Aught, no. 10 (2003)


Editor's Note on Aught, no. 10: Responses

My initial idea for a special section in Aught grew naturally I suppose out of the sort of thinking I always seem to be doing about influence and derivation and "source": where did this come from? Where is it going?

It's thinking that predictably goes back twenty years to when I was a college student reading literary criticism standards like Harold Bloom's The Anxiety of Influence or hearing the usual hoary and slightly embarassing anecdotes about influences among, say, the Romantic poets and their friends and relatives — what did William steal from his sister Dorothy, anyway? — or the way T.S. Eliot borrowed heavily in assembling The Waste Land and then let Pound edit it so   heavily into the shape people know and love today.

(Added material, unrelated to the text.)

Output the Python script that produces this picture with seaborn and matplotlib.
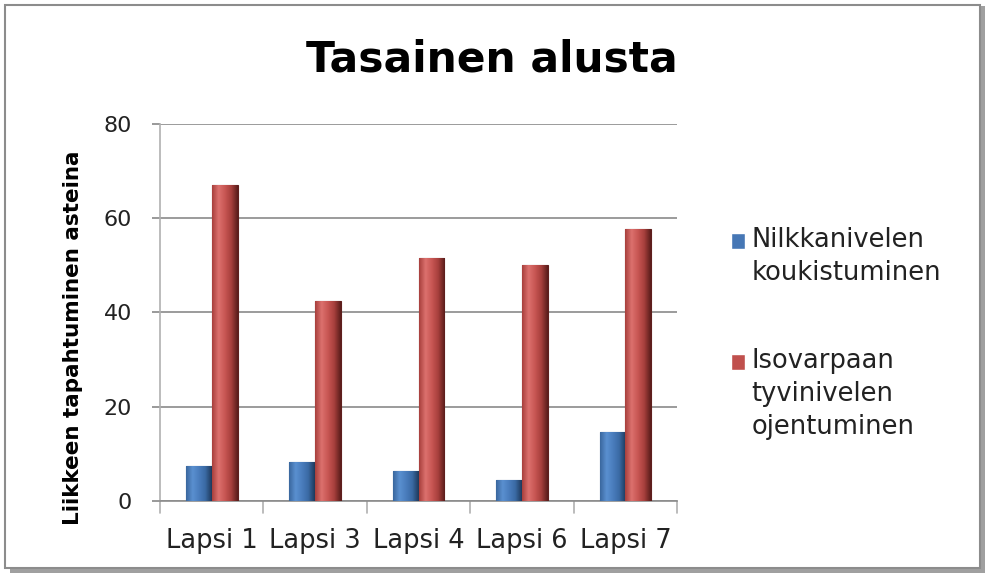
import matplotlib
matplotlib.use("Agg")
import matplotlib.pyplot as plt
import seaborn as sns
import pandas as pd
import numpy as np
from matplotlib.patches import Rectangle
from matplotlib.legend_handler import HandlerPatch
from matplotlib.colors import LinearSegmentedColormap

categories = ["Lapsi 1", "Lapsi 3", "Lapsi 4", "Lapsi 6", "Lapsi 7"]
nilkka = [7.5, 8.4, 6.4, 4.4, 14.7]
isovarvas = [67, 42.5, 51.6, 50, 57.8]
series_names = ["Nilkkanivelen\nkoukistuminen", "Isovarpaan\ntyvinivelen\nojentuminen"]
title = "Tasainen alusta"
ylabel = "Liikkeen tapahtuminen asteina"
yticks = [0, 20, 40, 60, 80]

df = pd.DataFrame({
    "cat": categories * 2,
    "val": nilkka + isovarvas,
    "series": [series_names[0]] * len(categories) + [series_names[1]] * len(categories),
})

sns.set_theme(style="white")
plt.rcParams["font.family"] = ["DejaVu Sans"]

fig = plt.figure(figsize=(9.9, 5.76), dpi=100)
# frame with shadow
fig.patches.append(Rectangle((0.010, 0.006), 0.985, 0.984, transform=fig.transFigure,
                             facecolor="#a0a0a0", edgecolor="none", zorder=-3))
fig.patches.append(Rectangle((0.005, 0.014), 0.985, 0.978, transform=fig.transFigure,
                             facecolor="white", edgecolor="#8c8c8c", linewidth=1.5, zorder=-2))

ax = fig.add_axes([0.1616, 0.130, 0.5224, 0.655])
palette = {series_names[0]: "#4677b5", series_names[1]: "#c0504d"}
sns.barplot(data=df, x="cat", y="val", hue="series", palette=palette, width=0.5,
            ax=ax, saturation=1, legend=True)
edge = {series_names[0]: "#24466f", series_names[1]: "#5e1f1d"}
grad = {
    series_names[0]: ["#3a679e", "#5a90d0", "#4a7dbd", "#3a6aa4", "#1f3a5c"],
    series_names[1]: ["#a8403d", "#dc716e", "#c85653", "#a63f3c", "#5a1d1b"],
}
for cont, name in zip(ax.containers, series_names):
    cmap = LinearSegmentedColormap.from_list(name, grad[name])
    g = np.linspace(0, 1, 64)[np.newaxis, :]
    for b in cont:
        b.set_edgecolor(edge[name])
        b.set_linewidth(0.8)
        b.set_zorder(3)
        x0, y0, w, h = b.get_x(), b.get_y(), b.get_width(), b.get_height()
        im = ax.imshow(g, extent=[x0, x0 + w, y0, y0 + h], aspect="auto", cmap=cmap,
                       zorder=3.2, interpolation="bilinear")
        im.set_clip_path(b)

ax.set_ylim(0, 80)
ax.set_xlim(-0.5, 4.5)
ax.set_aspect("auto")
ax.set_yticks(yticks)
ax.yaxis.grid(True, color="#8a8a8a", linewidth=1.2)
ax.set_axisbelow(True)
for s in ["top", "right"]:
    ax.spines[s].set_visible(False)
ax.spines["left"].set_color("#b0b0b0")
ax.spines["bottom"].set_color("#8c8c8c")
ax.spines["left"].set_linewidth(1.2)
ax.spines["bottom"].set_linewidth(1.2)
ax.tick_params(axis="y", left=True, length=6, color="#8c8c8c", labelsize=16, pad=14, labelcolor="#222222")
ax.set_xticks([i for i in range(len(categories))])
ax.set_xticklabels(categories)
ax.tick_params(axis="x", bottom=False, labelsize=18.5, pad=13, labelcolor="#222222")
for xb in [i - 0.5 for i in range(len(categories) + 1)]:
    ax.plot([xb, xb], [0, -2.6], color="#b0b0b0", linewidth=1.2, clip_on=False, zorder=1,
            transform=ax.transData)
ax.set_xlabel("")
ax.set_ylabel(ylabel, fontsize=15.5, fontweight="bold", color="black")
ax.yaxis.set_label_coords(-0.148, 0.434)
fig.text(0.497, 0.875, title, ha="center", va="baseline", fontsize=30.5, fontweight="bold",
         color="black")

# legend handles aligned with the first line of each label
leg_fs = 18.5
line_step = 23.5  # points between baselines


def make_patch_func(n_lines):
    def patch_func(legend, orig_handle, xdescent, ydescent, width, height, fontsize):
        off = 0.5 * (n_lines - 1) * line_step
        return Rectangle((-xdescent, -ydescent + off), width, height)
    return patch_func


handles, labels = ax.get_legend_handles_labels()
hmap = {h: HandlerPatch(patch_func=make_patch_func(lab.count("\n") + 1))
        for h, lab in zip(handles, labels)}
leg = ax.legend(handles, labels, handler_map=hmap, loc="center left",
                bbox_to_anchor=(1.104, 0.445), frameon=False, fontsize=leg_fs,
                labelspacing=2.4, handlelength=0.55, handleheight=0.55, handletextpad=0.25,
                borderaxespad=0, borderpad=0)
for t in leg.get_texts():
    t.set_color("#222222")
    t.set_linespacing(1.35)

fig.savefig("out.png", dpi=100)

Years later my understanding of textual representation of the world, and influence, and inspiration, and all that, were significantly complicated by reading the texts that came out of the Language writers' various projects, from people like Bernstein or Mayer or Silliman.

Of course, I still don't know what I know about source and influence.

So let's say the first half of this issue of Aught is an attempt to add to the understanding of influence and response and derivation among poets.

It's a local experiment, necessarily, conducted among friends, anything but scientifically-controlled and error-free. My hope is that it will nonetheless offer   insight into what we're talking about when we say something like, "Her poem inspired me to write this" or "Reading his work was the source of my new project."